L’Inde tient certaines des clés les plus stratégiques du conflit afghan, même si la chose est trop peu souvent soulignée. On ne comprend pas l’implication pakistanaise en Afghanistan si on sous estime l’importance qu’Islamabad attache à la présence indienne au-delà de la Ligne Durand (frontière entre l’Afghanistan et le Pakistan). Il aura suffi que New Delhi ouvre cinq consulats en Afghanistan – ce qui paraît de fait excessif - et participe très généreusement à la reconstruction du pays, y compris en accueillant des centaines d’étudiants, pour que le Pakistan se sente encerclé – d’autant plus que de tous les étrangers séjournant en Afghanistan, les Indiens sont sans doute ceux que les autochtones préfèrent. Les Etats-Unis espèrent donc convaincre New Delhi d’adopter un profil bas en Afghanistan et, au-delà, de relancer les négociations sur le Cachemire pour permettre au Pakistan de déplacer les troupes qu’il a massées à la frontière indienne dans la zone tribale. Ce scénario paraît des plus utopiques aujourd’hui tant l’Inde est désireuse de pousser son avantage en Afghanistan, hostile à toute ouverture sur le Cachemire et, au-delà, très critique envers les concessions que l’Occident continue de faire au Pakistan alors que ce pays a permis – voire orchestré – des attentats de plus en plus nombreux et meurtriers en Inde depuis 2001.

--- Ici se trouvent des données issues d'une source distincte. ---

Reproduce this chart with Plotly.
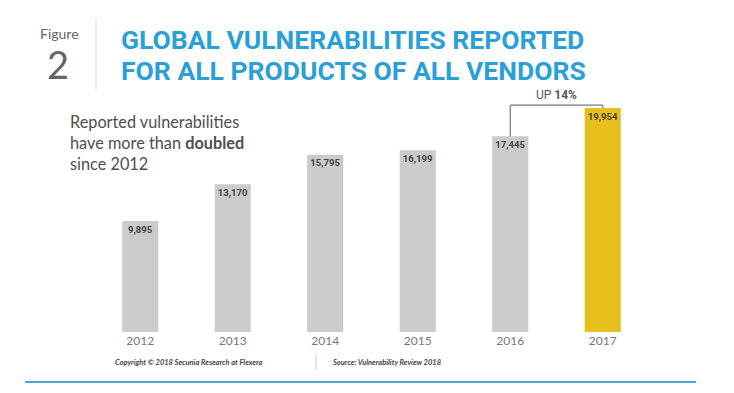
import plotly.graph_objects as go

years = ["2012", "2013", "2014", "2015", "2016", "2017"]
values = [9895, 13170, 15795, 16199, 17445, 19954]
labels = ["9,895", "13,170", "15,795", "16,199", "17,445", "19,954"]
bar_colors = ["#cbcbcb"] * 5 + ["#e8c01e"]

W, H = 734, 393
ML, MR, MT, MB = 94, 85, 85, 61
PW, PH = W - ML - MR, H - MT - MB


def px(x):
    return (x - ML) / PW


def py(y):
    return 1 - (y - MT) / PH


fig = go.Figure()
fig.add_trace(go.Bar(
    x=years, y=values, marker=dict(color=bar_colors, line=dict(width=0)),
    text=labels, texttemplate="<b>%{text}</b>", textposition="inside", insidetextanchor="end",
    textfont=dict(family="Roboto", size=10, color="#444444"),
    textangle=0, cliponaxis=False, hoverinfo="skip",
))

i16, i17 = years.index("2016"), years.index("2017")
bracket_y = 20200
line_style = dict(color="#777777", width=1.2)
fig.add_shape(type="line", xref="x", yref="y", x0=i16, x1=i16, y0=values[i16], y1=bracket_y, line=line_style)
fig.add_shape(type="line", xref="x", yref="y", x0=i16, x1=i17, y0=bracket_y, y1=bracket_y, line=line_style)
fig.add_shape(type="line", xref="x", yref="y", x0=i17, x1=i17, y0=bracket_y, y1=values[i17], line=line_style)

ann = []
ann.append(dict(x=(i16 + i17) / 2, y=bracket_y, xref="x", yref="y", text="UP <b>14%</b>", showarrow=False,
                xanchor="center", yanchor="bottom", yshift=1,
                font=dict(family="Roboto", size=12, color="#555555")))
ann.append(dict(x=px(59), y=py(34), xref="paper", yref="paper", text="Figure", showarrow=False,
                xanchor="center", yanchor="middle",
                font=dict(family="Lato", size=14, color="#666666")))
ann.append(dict(x=px(58), y=py(64), xref="paper", yref="paper", text="2", showarrow=False,
                xanchor="center", yanchor="middle", height=36, valign="middle",
                font=dict(family="Lato", size=38, color="#666666")))
ann.append(dict(x=px(119), y=py(40), xref="paper", yref="paper", text="<b>GLOBAL VULNERABILITIES REPORTED</b>",
                showarrow=False, xanchor="left", yanchor="middle",
                font=dict(family="Roboto", size=26.5, color="#2a9fd8")))
ann.append(dict(x=px(119), y=py(70), xref="paper", yref="paper", text="<b>FOR ALL PRODUCTS OF ALL VENDORS</b>",
                showarrow=False, xanchor="left", yanchor="middle",
                font=dict(family="Roboto", size=26.5, color="#2a9fd8")))
ann.append(dict(x=px(68), y=py(142), xref="paper", yref="paper",
                text="Reported vulnerabilities<br>have more than <b>doubled</b><br>since 2012",
                showarrow=False, xanchor="left", yanchor="middle", align="left",
                font=dict(family="Lato", size=16.3, color="#4f4f4f")))
ann.append(dict(x=px(113), y=py(362), xref="paper", yref="paper",
                text="<i><b>Copyright © 2018 Secunia Research at Flexera</b></i>",
                showarrow=False, xanchor="left", yanchor="middle",
                font=dict(family="Lato", size=7.5, color="#444444")))
ann.append(dict(x=px(330), y=py(362), xref="paper", yref="paper",
                text="<i><b>Source: Vulnerability Review 2018</b></i>",
                showarrow=False, xanchor="left", yanchor="middle",
                font=dict(family="Lato", size=7.5, color="#444444")))

shapes_paper = [
    dict(type="line", xref="paper", yref="paper", x0=px(96), x1=px(96), y0=py(18), y1=py(90),
         line=dict(color="#dddddd", width=1)),
    dict(type="line", xref="paper", yref="paper", x0=px(316), x1=px(316), y0=py(354), y1=py(370),
         line=dict(color="#cccccc", width=1)),
    dict(type="line", xref="paper", yref="paper", x0=px(25), x1=px(696), y0=py(382), y1=py(382),
         line=dict(color="#4aa6d6", width=2)),
]
for s in shapes_paper:
    fig.add_shape(**s)

fig.update_layout(
    width=W, height=H, autosize=False,
    margin=dict(l=ML, r=MR, t=MT, b=MB, pad=0),
    paper_bgcolor="white", plot_bgcolor="white",
    bargap=0.61, showlegend=False,
    annotations=ann,
    xaxis=dict(type="category", range=[-0.5, len(years) - 0.5], showgrid=False, showline=False,
               zeroline=False, ticks="", tickfont=dict(family="Lato", size=12, color="#777777")),
    yaxis=dict(range=[0, 22000], visible=False, showgrid=False, zeroline=False),
    uniformtext=dict(minsize=8, mode="show"),
)

fig.write_html("out.html", config={"displayModeBar": False},
               post_script="document.body.style.margin='0';")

Il ne faut pas sous-estimer ici le traumatisme né de l’attentat de Bombay qui, en novembre dernier a fait 172 morts et dont l’origine se trouvait au Pakistan : New Delhi considère que l’Occident n’a pas réagi avec le même sens de la solidarité que l’Inde après le 11 septembre 2001. D’un côté, L’Inde applaudit le discours d’Obama en raison de la main qu’il tend à l’Iran (dont l’isolement n’a jamais été une solution pour New Delhi), en raison du sursis qu’il accorde à Hamid Karzai (un ami de longue date) et répond avec enthousiasme à l’appel des Américains à un engagement accru de ses alliés en Afghanistan. D’un autre côté, le gouvernement indien s’inquiète des concessions faites, une fois de plus diront-ils, au Pakistan (en termes financiers notamment) et de celles que les Etats-Unis s’apprêtent à leur demander sur le Cachemire alors qu’ils ont déjà opposé une fin de non recevoir à David Miliband lorsqu’il a évoqué cette idée il y a quelques semaines lors d’une visite – du coup très orageuse – en Inde. 

Quelle solidarité transatlantique ?

Barack Obama a saisi l’occasion de son séjour en Europe pour exhorter les Européens à faire leur part du travail en Afghanistan. Au-delà du volet civil qui a toujours davantage motivé les Européens, il a rappelé à Strasbourg que la stratégie de l’OTAN comportait une composante militaire. Alors que les Etats-Unis s’apprêtent à faire passer leurs troupes sur place de 74 000 soldats à 95 000 d’ici la fin de l’année, les Européens, eux, ou bien s’apprêtent à plier bagage comme les Hollandais ou bien ne s’engagent que de manière temporaire – pour sécuriser le cycle électoral de l’été – ou pour des actions non combattantes. Au total, les Britanniques ont promis 900 hommes, l’Espagne et l’Allemagne 600 chacune et le France 150 gendarmes au titre d’une Force européenne de gendarmerie qui devrait en compter le double. Au plan financier, alors que l’UE a contribué à la reconstruction de l’Afghanistan à hauteur de 1,3 milliards d’euros depuis 2002, les Etats-Unis en sont déjà à plus de 10 milliards de dollars et s’apprêtent à intensifier leur effort financier par rapport au Pakistan.

L’UE, elle, à Strasbourg, a promis 100 millions de dollars de plus pour la formation des forces de sécurité afghane et 500 millions d’aide humanitaire. Cette disproportion – ajoutée au fait que l’aide arrive rarement à destination – n’a pesé encore que très légèrement sur l’atmosphère de la Conférence de La Haye et du sommet de Strasbourg. Mais qu’en sera-t-il dans quelques semaines ou quelques mois lorsque les victimes américaines se multiplieront – ce que John McCain a annoncé sans risque d’erreur ? L’Afghanistan pourrait bien être alors la première ombre au tableau des relations entre l’Europe et les Etats-Unis.